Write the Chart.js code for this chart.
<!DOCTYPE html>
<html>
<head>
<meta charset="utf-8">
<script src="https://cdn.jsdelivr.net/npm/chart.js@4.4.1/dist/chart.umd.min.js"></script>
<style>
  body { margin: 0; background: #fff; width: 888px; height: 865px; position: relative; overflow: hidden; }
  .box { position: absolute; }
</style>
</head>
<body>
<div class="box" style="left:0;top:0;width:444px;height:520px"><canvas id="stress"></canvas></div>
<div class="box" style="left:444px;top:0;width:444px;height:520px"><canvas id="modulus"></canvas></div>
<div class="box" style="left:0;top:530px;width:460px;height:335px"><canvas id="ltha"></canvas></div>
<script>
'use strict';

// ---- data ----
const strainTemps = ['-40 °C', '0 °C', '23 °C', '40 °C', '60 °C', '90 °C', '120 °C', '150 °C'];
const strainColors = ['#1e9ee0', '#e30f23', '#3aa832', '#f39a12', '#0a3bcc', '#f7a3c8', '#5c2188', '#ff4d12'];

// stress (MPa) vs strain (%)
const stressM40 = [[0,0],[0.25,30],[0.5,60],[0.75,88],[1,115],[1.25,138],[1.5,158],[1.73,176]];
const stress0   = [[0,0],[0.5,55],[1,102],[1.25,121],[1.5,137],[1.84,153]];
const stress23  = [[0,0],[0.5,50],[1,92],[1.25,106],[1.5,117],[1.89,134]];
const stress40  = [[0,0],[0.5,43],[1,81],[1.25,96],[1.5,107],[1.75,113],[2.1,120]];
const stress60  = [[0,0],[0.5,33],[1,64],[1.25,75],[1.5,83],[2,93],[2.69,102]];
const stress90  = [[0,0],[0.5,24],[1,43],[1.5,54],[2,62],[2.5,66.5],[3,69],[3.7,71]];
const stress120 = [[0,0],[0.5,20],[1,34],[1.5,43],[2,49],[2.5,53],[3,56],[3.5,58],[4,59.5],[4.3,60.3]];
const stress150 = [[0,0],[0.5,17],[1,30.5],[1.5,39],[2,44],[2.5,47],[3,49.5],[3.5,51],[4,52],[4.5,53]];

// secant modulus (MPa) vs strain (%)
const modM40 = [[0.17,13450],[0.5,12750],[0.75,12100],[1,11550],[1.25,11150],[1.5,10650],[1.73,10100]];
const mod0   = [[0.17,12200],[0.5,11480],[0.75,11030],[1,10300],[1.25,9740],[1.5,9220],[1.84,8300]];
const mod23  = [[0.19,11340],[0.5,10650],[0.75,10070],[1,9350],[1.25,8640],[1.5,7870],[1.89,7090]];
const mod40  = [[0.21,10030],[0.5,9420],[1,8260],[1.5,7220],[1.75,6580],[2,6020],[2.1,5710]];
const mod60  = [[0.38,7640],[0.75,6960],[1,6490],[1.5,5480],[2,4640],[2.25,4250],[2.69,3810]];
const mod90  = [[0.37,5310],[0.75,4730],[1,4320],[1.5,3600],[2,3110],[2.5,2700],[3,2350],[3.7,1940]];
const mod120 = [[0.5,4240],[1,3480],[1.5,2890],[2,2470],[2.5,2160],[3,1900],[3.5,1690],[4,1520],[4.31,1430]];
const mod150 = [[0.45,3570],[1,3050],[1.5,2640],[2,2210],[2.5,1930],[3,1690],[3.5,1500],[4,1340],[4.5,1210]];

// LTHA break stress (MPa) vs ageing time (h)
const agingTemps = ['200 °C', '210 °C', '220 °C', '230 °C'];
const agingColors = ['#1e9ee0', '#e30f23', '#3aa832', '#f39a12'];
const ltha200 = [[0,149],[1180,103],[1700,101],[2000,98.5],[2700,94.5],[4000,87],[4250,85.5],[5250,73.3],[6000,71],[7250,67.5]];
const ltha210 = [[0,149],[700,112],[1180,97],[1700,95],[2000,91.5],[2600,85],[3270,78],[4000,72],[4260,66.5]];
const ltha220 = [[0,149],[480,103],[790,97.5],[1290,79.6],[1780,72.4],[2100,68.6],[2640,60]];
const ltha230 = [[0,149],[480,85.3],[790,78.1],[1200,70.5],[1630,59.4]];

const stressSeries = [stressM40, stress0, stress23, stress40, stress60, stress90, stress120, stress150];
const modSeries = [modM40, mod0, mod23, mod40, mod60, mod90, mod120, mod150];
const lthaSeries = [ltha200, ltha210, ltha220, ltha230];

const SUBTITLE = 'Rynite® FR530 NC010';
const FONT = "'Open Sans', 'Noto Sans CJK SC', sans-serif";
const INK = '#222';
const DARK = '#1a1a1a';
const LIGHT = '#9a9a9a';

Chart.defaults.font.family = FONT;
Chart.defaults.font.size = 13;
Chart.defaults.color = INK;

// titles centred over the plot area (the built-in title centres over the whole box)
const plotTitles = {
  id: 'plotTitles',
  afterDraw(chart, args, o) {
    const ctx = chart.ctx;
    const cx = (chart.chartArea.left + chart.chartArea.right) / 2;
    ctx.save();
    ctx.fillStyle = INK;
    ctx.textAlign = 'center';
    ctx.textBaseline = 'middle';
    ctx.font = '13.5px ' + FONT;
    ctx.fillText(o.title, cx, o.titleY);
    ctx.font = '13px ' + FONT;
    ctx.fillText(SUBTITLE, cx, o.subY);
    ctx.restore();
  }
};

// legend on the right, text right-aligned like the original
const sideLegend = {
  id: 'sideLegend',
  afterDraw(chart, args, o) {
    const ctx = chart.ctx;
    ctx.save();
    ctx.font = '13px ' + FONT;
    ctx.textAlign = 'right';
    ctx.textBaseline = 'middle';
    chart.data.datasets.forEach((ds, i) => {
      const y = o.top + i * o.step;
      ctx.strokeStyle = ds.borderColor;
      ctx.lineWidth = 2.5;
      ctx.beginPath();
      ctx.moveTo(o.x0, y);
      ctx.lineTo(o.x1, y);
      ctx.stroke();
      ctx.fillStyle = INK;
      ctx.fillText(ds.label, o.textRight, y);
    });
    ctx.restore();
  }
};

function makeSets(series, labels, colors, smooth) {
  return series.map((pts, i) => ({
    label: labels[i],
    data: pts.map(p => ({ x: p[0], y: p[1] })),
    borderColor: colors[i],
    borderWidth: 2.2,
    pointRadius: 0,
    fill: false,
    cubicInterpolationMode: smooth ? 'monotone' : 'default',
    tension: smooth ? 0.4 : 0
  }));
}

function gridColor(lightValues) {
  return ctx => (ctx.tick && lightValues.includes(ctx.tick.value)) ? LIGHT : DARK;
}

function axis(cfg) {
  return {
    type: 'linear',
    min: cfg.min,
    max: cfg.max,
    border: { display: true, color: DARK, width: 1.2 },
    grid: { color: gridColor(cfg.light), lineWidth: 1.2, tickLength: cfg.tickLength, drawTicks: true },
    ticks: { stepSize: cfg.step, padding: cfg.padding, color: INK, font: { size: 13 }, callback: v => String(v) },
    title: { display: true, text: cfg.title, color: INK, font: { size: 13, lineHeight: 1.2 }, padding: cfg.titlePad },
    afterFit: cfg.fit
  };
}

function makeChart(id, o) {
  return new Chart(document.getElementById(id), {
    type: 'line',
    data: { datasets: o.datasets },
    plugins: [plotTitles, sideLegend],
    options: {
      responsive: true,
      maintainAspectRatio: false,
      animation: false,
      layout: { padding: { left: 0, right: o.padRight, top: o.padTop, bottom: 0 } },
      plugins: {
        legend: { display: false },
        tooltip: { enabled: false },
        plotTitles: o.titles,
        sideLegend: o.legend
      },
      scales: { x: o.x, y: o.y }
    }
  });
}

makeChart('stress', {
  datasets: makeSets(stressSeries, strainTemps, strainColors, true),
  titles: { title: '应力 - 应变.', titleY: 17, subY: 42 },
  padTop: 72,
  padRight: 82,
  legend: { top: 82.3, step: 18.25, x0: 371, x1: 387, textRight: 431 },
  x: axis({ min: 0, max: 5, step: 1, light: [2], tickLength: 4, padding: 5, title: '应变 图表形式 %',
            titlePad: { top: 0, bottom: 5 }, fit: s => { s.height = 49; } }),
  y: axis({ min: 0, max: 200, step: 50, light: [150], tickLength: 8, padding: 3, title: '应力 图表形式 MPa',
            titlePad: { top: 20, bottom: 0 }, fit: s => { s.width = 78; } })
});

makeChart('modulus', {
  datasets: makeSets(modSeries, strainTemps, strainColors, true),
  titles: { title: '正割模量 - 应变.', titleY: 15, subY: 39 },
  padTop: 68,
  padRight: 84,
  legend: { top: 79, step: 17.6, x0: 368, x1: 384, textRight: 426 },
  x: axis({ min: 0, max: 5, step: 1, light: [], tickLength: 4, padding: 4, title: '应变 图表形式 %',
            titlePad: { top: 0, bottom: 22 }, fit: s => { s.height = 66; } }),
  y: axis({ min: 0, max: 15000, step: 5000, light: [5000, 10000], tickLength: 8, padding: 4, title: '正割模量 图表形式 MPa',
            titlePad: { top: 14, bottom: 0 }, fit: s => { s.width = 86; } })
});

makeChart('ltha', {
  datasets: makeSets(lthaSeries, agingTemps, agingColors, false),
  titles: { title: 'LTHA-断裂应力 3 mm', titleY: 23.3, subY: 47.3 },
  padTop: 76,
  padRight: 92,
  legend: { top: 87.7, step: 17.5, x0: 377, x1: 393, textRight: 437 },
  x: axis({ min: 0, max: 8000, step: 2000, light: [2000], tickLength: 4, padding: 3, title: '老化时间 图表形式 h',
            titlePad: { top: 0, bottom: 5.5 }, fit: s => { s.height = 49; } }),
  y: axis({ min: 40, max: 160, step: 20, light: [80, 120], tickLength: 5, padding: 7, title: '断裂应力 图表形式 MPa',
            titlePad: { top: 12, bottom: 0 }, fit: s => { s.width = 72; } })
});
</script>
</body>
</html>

---

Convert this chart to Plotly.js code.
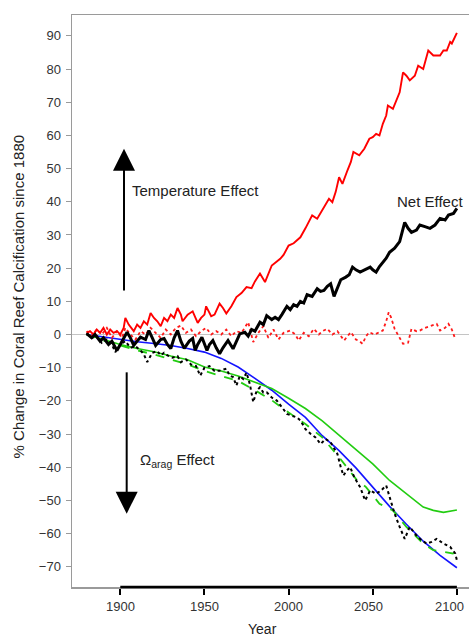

* * *

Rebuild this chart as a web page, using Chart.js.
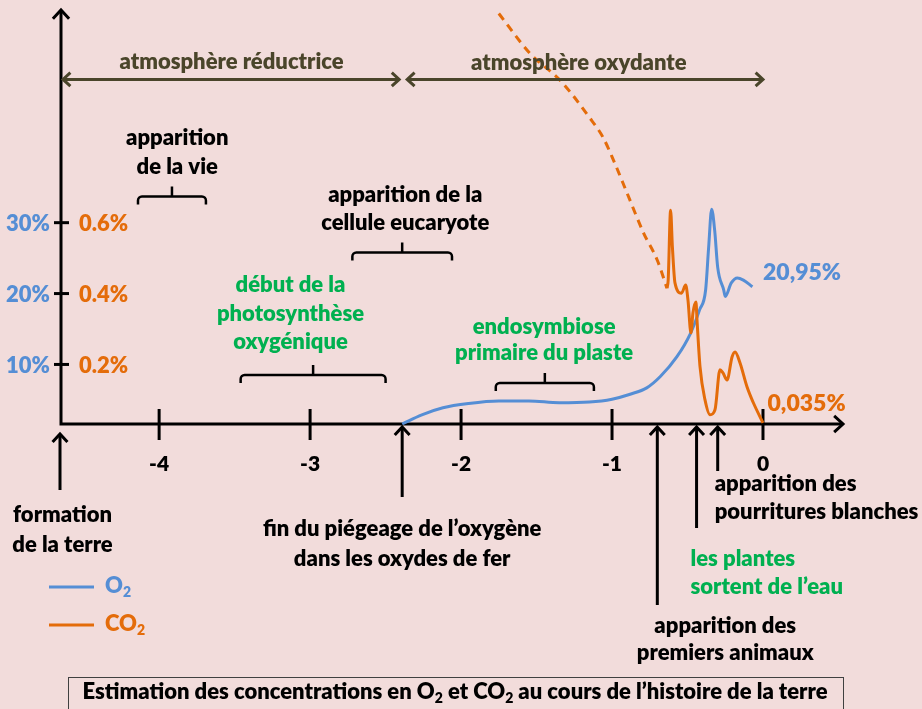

- **The task**: Copy the lines from the entries above in which the word "this" appears.

- **Output below**:
Write the Chart.js code for this chart.
Convert this chart to Plotly.js code.
Rebuild this chart as a web page, using Chart.js.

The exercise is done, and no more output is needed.